What typical changes occur in the brain of Alzheimer’s patients?
Autopsy studies reveal that several biochemical and cellular alterations take place in the brain of Alzheimer’s patients. The majority of these changes can only be visualized during microscopy performed after death and they include the following:
- Amyloid plaquesare formed from a protein that is found in the space in between the nerves. Several types of amyloid proteins have been identified and one form, called beta-amyloid 42, is considered to be harmful. In patients with Alzheimer’s disease, high levels of this amyloid protein are found in clumps or plaques; these plaques disrupt nerve function. Today, doctors can identify patients who develop amyloid clumps using a PET scan, but, unfortunately, not all patients with Alzheimer’s initially develop these clumps. Recently, a treatment to dissolve the amyloid clumps has been developed and is in the process of being further studied.
- Another classic feature of Alzheimer disease is the presence of neurofibrillary tangles. These abnormal accumulations are formed from a protein called tau, which is found inside the nerves.

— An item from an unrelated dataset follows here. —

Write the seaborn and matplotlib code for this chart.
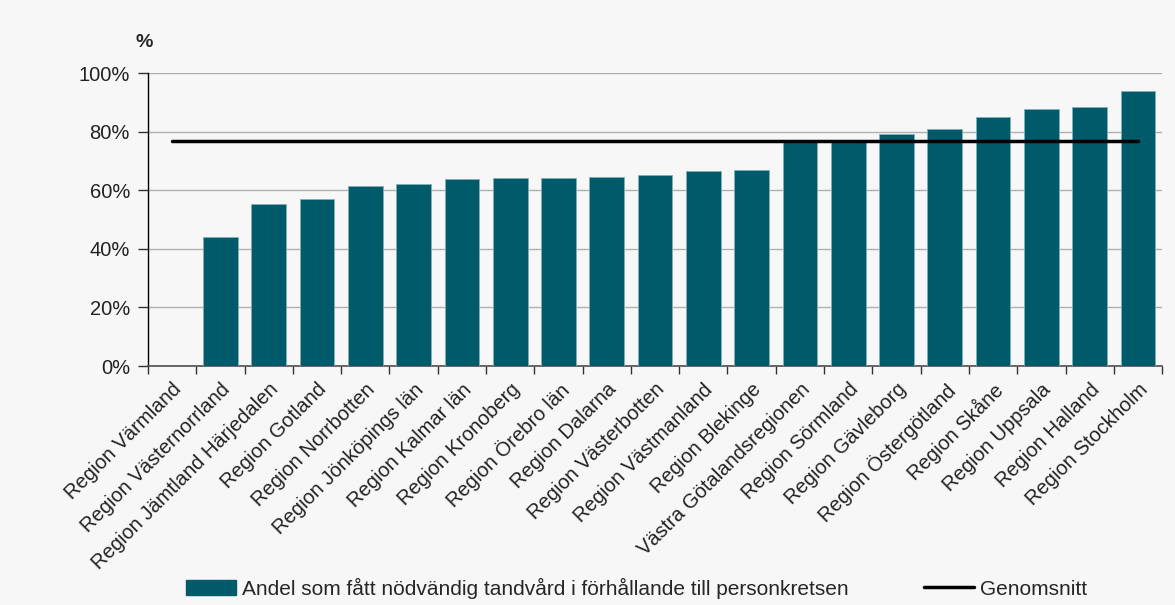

The tau protein normally plays a role in the transport of molecules and nutrients and stabilizes the neuron. In Alzheimer’s disease, for some unknown reason, the tau protein starts to clump and form tangles inside the neuron. These tangles block the transport of nutrients and prevent chemical communication between the neurons. The majority of tau protein tangles occur in the area of the brain concerned with memory. Currently, researchers are developing drugs and vaccines to prevent tau tangles.
- Current research shows that in Alzheimer’s disease, there is an underlying state of chronic inflammation, which results in the constant accumulation of toxic debris. In normal circumstances, the brain cells can clear this debris, but in the presence of chronic inflammation, the brain cells are overwhelmed by the amount of debris. The drug Sargramostim is being evaluated to manage chronic inflammation in Alzheimer’s patients.
- There is accumulating evidence that there may be a connection between heart and brain health. Population studies indicate that in communities with a high incidence of heart and blood vessel disease, there is also a high incidence of Alzheimer’s disease and dementia. Conversely, communities that have shown indications of a healthy heart tend to have a low risk for Alzheimer’s disease. It is believed that the link between the two is a disease of the blood vessels. When blood vessels develop atherosclerosis, the problem is not localized to the heart only but is also known to affect blood vessels in the brain. When these vessels are clogged up with fatty plaques, they can prevent the distribution of oxygen and other vital nutrients to the brain tissues. This phenomenon is well known to occur in people with strokes and it is believed that a similar scenario occurs in Alzheimer’s disease. Also, when the blood vessels in the brain are blocked, they may be unable to clear away the toxic debris like the neurofibrillary tangles and amyloid plaques. Hence today, healthcare workers are recommending that one of the ways to prevent dementia is to have a healthy heart, meaning getting regular exercise, eating a healthy well-balanced diet, discontinuing smoking, controlling levels of blood sugar and cholesterol, and ensuring that the blood pressure is within normal limits.
What part of the brain Alzheimer’s affects, or parts of the brain, is the question doctors and researchers have been working very hard to determine. What part of the nervous system Alzheimer’s affects is also an essential question to answer. Neurons are major players in the central nervous system.